The group – which has about 180 stores across the UK and sells brands such as Molton Brown, Russell Hobbs, Nike and Adidas at discounted prices – reported a surge in its profits and revenue in the year to March 27.

It said its profits before tax and interest hit £8.5 million, up from £2.4 million in the previous year as the group opened new shops in communities across the country.

Total revenues also reached £124.4 million, jumping more than £30 million from the prior year when all its stores were closed in the first three months of the year during the national lockdown, the retailer reported.

The Original Factory Shop reported record sales across its gardening ranges amid soaring temperatures during the summer months.

The retailer, which sells everyday favourite products from £1, said that cash-conscious consumers experiencing rising living costs have been able to benefit from cheaper prices at local stores.

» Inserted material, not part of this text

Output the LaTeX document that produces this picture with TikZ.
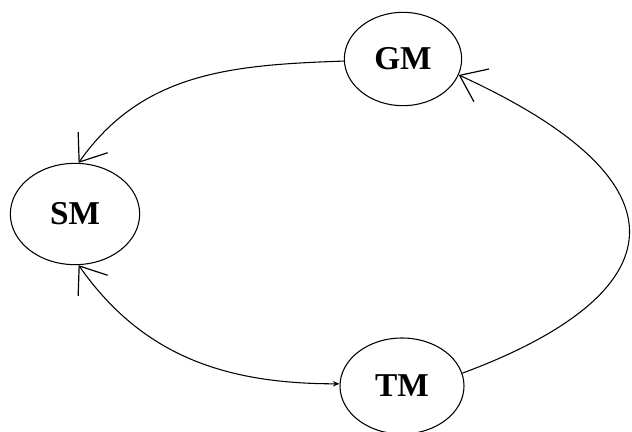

Phil Briggs, managing director of The Original Factory Shop said: “The continued investment we’ve made in our new Club+ app, the 20 new store launches and our strategy of focusing on the heart of local communities is an important combination, and it means we can bring even more savings and discounts to our customers as they begin to face unprecedented increases to the cost of living.”

The group announced a tie-up with convenience chain Co-op last year to sell its discounted items at a number of shops. It opened 17 Co-op concessions and three standalone stores over the past year, creating almost 190 jobs, the retailer said.

It also said that the business has developed a more flexible buying process that means it can order stock quickly in reaction to consumer demand.

In June, reports claimed the retailer was exploring a sale after receiving a number of takeover approaches, according to Sky News.

The group has been owned by private equity firm Duke Street since 2007 which said the stores benefit from being located in small market towns rather than urban high streets or out-of-town shopping centres.

The business closed 54 stores in 2018 and since then has strengthened its management team and implemented a turnaround plan, Duke Street added.